When it happened to Houston Texans linebacker Brian Cushing, the play was illegal only because of where it was. Jets guard Matt Slauson was fined $10,000 for his peel-back block on Cushing last October. Cushing saw his season end because of a torn anterior cruciate ligament.
Since then, the NFL has made that kind of block illegal regardless of where it happens on the field. But as Cushing sees it, that's not enough. Sunday gave him evidence to support that.
At the end of the third quarter, Tennessee Titans offensive lineman Rob Turner made a very similar block on Texans defensive end J.J. Watt. Watt was clearly furious on the field, and remained so after the game. When I asked if that play was dirty, he said, "Absolutely."
"I'm not trying to get my knee blown out," Watt said, before knocking on the wooden podium he stood behind. "That's why there's a rule in place, and it was clearly blatant. You peel back around and you're going towards your own goal line, you know exactly what you're doing and you're going at somebody's knee."

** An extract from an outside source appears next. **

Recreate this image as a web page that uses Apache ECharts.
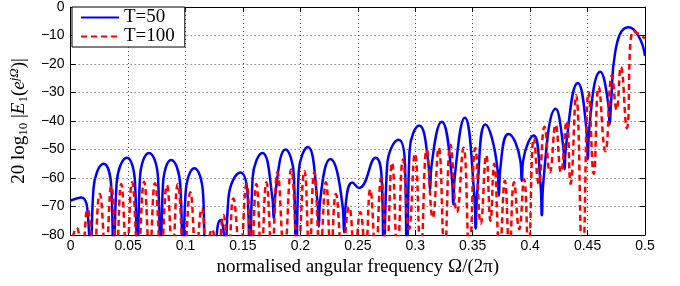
<!DOCTYPE html>
<html>
<head>
<meta charset="utf-8">
<script src="https://cdn.jsdelivr.net/npm/echarts@6/dist/echarts.min.js"></script>
<style>
html, body { margin: 0; padding: 0; background: #fff; }
#main { width: 680px; height: 286px; }
</style>
</head>
<body>
<div id="main"></div>
<script>
// legend names
var seriesNames = ['T=50', 'T=100'];

// T=50 : [normalised frequency, dB] (nulls below -80 are clipped)
var t50 = [
    [0, -67.9], [0.0092, -66.8], [0.0155, -75.8], [0.0173, -95],
    [0.0198, -64], [0.0288, -55], [0.0355, -64], [0.0374, -95],
    [0.0400, -62], [0.0490, -52.9], [0.0561, -62], [0.0581, -95],
    [0.0603, -60.2], [0.0682, -51.2], [0.0761, -60.2], [0.0783, -95],
    [0.0803, -62.7], [0.0875, -53.7], [0.0955, -62.7], [0.0978, -95],
    [0.1000, -65.6], [0.1077, -56.6], [0.1153, -65.6], [0.1175, -95],
    [0.1262, -95], [0.1272, -80], [0.1302, -74.8], [0.1334, -80], [0.1345, -95],
    [0.1374, -67], [0.1479, -58.1], [0.1542, -67], [0.1560, -95],
    [0.1584, -60], [0.1669, -51.2], [0.1756, -67], [0.1768, -74.2], [0.1781, -66],
    [0.1871, -50], [0.1943, -59], [0.1963, -95],
    [0.1985, -58], [0.2064, -49.1], [0.2148, -68], [0.2160, -77], [0.2172, -68],
    [0.2260, -53.3], [0.2368, -70], [0.2381, -79], [0.2393, -70],
    [0.2453, -61.6], [0.2510, -63.5], [0.2654, -52.9], [0.2710, -62], [0.2726, -95],
    [0.2755, -55.6], [0.2856, -46.6], [0.2911, -55.6], [0.2927, -95],
    [0.2950, -50.6], [0.3034, -41.6], [0.3117, -56], [0.3129, -63.9], [0.3141, -56],
    [0.3230, -40.3], [0.3319, -60], [0.3331, -69.3], [0.3343, -60],
    [0.3431, -38.9], [0.3514, -66], [0.3526, -77.7], [0.3538, -66],
    [0.3610, -41.2], [0.3716, -57], [0.3728, -66.2], [0.3740, -57],
    [0.3811, -44.6], [0.3915, -54], [0.3927, -61], [0.3939, -54],
    [0.4030, -45.1], [0.4090, -62], [0.4102, -73.1], [0.4114, -62],
    [0.4223, -35.7], [0.4288, -49], [0.4300, -56.9], [0.4312, -49],
    [0.4415, -26.7], [0.4490, -43], [0.4502, -53.5], [0.4514, -43],
    [0.4611, -22.7], [0.4680, -34], [0.4692, -41.2], [0.4704, -34],
    [0.4740, -16], [0.4856, -7.1], [0.4943, -10.1], [0.5, -17.2]
];

// T=100 : peaks and nulls
var t100 = [
    [0, -84],
    [0.0052, -77.5], [0.0098, -86], [0.0147, -71], [0.0200, -86],
    [0.0253, -65.6], [0.0305, -86], [0.0354, -62.7], [0.0398, -86],
    [0.0440, -62.1], [0.0488, -86], [0.0535, -61.5], [0.0587, -86],
    [0.0639, -61.3], [0.0687, -86], [0.0734, -61.8], [0.0786, -86],
    [0.0838, -62.5], [0.0886, -86], [0.0933, -62.1], [0.0988, -86],
    [0.1042, -65], [0.1092, -86], [0.1142, -70.6], [0.1186, -86],
    [0.1229, -78], [0.1280, -86], [0.1330, -73], [0.1373, -86],
    [0.1416, -67.2], [0.1474, -86], [0.1531, -62.1], [0.1574, -86],
    [0.1617, -62.1], [0.1660, -86], [0.1704, -61.5], [0.1752, -86],
    [0.1800, -58], [0.1860, -86], [0.1920, -57], [0.1978, -86],
    [0.2035, -57.5], [0.2078, -86], [0.2121, -58], [0.2172, -86],
    [0.2222, -61.5], [0.2266, -86], [0.2309, -65.6], [0.2366, -86],
    [0.2424, -70.2], [0.2473, -86], [0.2522, -72], [0.2565, -86],
    [0.2608, -64], [0.2655, -86], [0.2703, -60], [0.2750, -86],
    [0.2798, -54.6], [0.2845, -86], [0.2893, -53.5], [0.2945, -78],
    [0.2997, -51.5], [0.3048, -86], [0.3100, -50], [0.3152, -74],
    [0.3204, -49.4], [0.3255, -86], [0.3307, -48.3], [0.3363, -72],
    [0.3420, -49.4], [0.3471, -86], [0.3523, -49.5], [0.3570, -76],
    [0.3618, -52], [0.3655, -75], [0.3687, -55], [0.3735, -86],
    [0.3780, -61], [0.3820, -86], [0.3860, -61.5], [0.3905, -78],
    [0.3947, -60.4], [0.3985, -86], [0.4033, -46], [0.4075, -62],
    [0.4125, -42], [0.4172, -58], [0.4222, -41.3], [0.4268, -58],
    [0.4318, -40], [0.4352, -62], [0.4400, -31], [0.4456, -90],
    [0.4510, -29.8], [0.4554, -58.5], [0.4597, -28], [0.4655, -50.6],
    [0.4712, -24], [0.4752, -36], [0.4790, -21], [0.4842, -42.5],
    [0.4899, -8.4], [0.5, -11]
];

// axis ranges / ticks
var xRange = [0, 0.5];
var xStep = 0.05;
var yRange = [-80, 0];
var yStep = 10;

var myChart = echarts.init(document.getElementById('main'));

var dotted = { type: [1, 3], color: '#555', width: 1 };
var tickIn = { show: true, inside: true, length: 5, lineStyle: { color: '#000' } };
var blackLine = { show: true, onZero: false, lineStyle: { color: '#000', width: 1 } };

var option = {
    animation: false,
    grid: { left: 66, right: 35, top: 4, bottom: 51 },
    legend: {
        data: seriesNames,
        orient: 'vertical',
        left: 72,
        top: 7,
        padding: [1, 10, 1, 8],
        itemGap: 0,
        itemWidth: 38,
        itemHeight: 14,
        itemStyle: { opacity: 0 },
        backgroundColor: '#fff',
        borderColor: '#000',
        borderWidth: 1,
        borderRadius: 0,
        textStyle: { fontFamily: 'Liberation Serif', fontSize: 19, color: '#000', lineHeight: 16 }
    },
    xAxis: [{
        type: 'value',
        min: xRange[0], max: xRange[1], interval: xStep,
        axisLine: blackLine,
        axisTick: tickIn,
        splitLine: { show: true, lineStyle: dotted },
        axisLabel: { fontFamily: 'Liberation Sans', fontSize: 14, color: '#000', margin: 4 },
        name: 'normalised angular frequency \u03A9/(2\u03C0)',
        nameLocation: 'middle',
        nameGap: 23,
        nameTextStyle: { fontFamily: 'Liberation Serif', fontSize: 19, color: '#000' }
    }, {
        type: 'value', position: 'top',
        min: xRange[0], max: xRange[1], interval: xStep,
        axisLine: blackLine, axisTick: tickIn,
        axisLabel: { show: false }, splitLine: { show: false }
    }],
    yAxis: [{
        type: 'value',
        min: yRange[0], max: yRange[1], interval: yStep,
        axisLine: blackLine,
        axisTick: tickIn,
        splitLine: { show: true, lineStyle: dotted },
        axisLabel: {
            fontFamily: 'Liberation Sans', fontSize: 14, color: '#000', margin: 6,
            formatter: function(v) { return String(v).replace('-', '\u2212'); }
        },
        name: '{a|20 log}{s|10}{a| |}{i|E}{s|1}{a|(}{i|e}{u|j\u03A9}{a|)|}',
        nameLocation: 'middle',
        nameGap: 37,
        nameTextStyle: {
            color: '#000',
            rich: {
                a: { fontFamily: 'Liberation Serif', fontSize: 19, lineHeight: 22, verticalAlign: 'middle', color: '#000' },
                i: { fontFamily: 'Liberation Serif', fontStyle: 'italic', fontSize: 19, lineHeight: 22, verticalAlign: 'middle', color: '#000' },
                s: { fontFamily: 'Liberation Serif', fontSize: 13, lineHeight: 12, verticalAlign: 'bottom', color: '#000' },
                u: { fontFamily: 'Liberation Serif', fontStyle: 'italic', fontSize: 13, lineHeight: 12, verticalAlign: 'top', color: '#000' }
            }
        }
    }, {
        type: 'value', position: 'right',
        min: yRange[0], max: yRange[1], interval: yStep,
        axisLine: blackLine, axisTick: tickIn,
        axisLabel: { show: false }, splitLine: { show: false }
    }],
    series: [{
        name: seriesNames[0],
        type: 'line',
        data: t50,
        smooth: 0.5,
        showSymbol: false,
        symbol: 'none',
        clip: true,
        lineStyle: { color: '#0000ff', width: 2.5 },
        itemStyle: { color: '#0000ff' }
    }, {
        name: seriesNames[1],
        type: 'line',
        data: t100,
        smooth: 0.5,
        showSymbol: false,
        symbol: 'none',
        clip: true,
        lineStyle: { color: '#ff0000', width: 2.5, type: [6, 4] },
        itemStyle: { color: '#ff0000' }
    }]
};

myChart.setOption(option);
</script>
</body>
</html>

Turner said he tried to talk to Watt.
"As a lineman, you get kind of ingrained, 'Run a screen, throw a cut, run a screen, throw a cut,'" he said. "I tried saying something to him after the game, saying, 'Look, I wasn't trying to take your legs out.'"
Watt wasn't having it.
"I told him," Watt said. "I said, 'You're clearly trying to take out my knee.' He tried to apologize, but you're trying to take out my knee. That's exactly what you're trying to do. ... It's a mutual sign of respect that we have that there's certain things you don't do. And that's one of them."
One official told Cushing that the play reminded him of the play that caused Cushing's injury.
Said Cushing: "There has to be a line drawn and there has to be something done for guys to learn not to do it anymore besides just a fine and a penalty."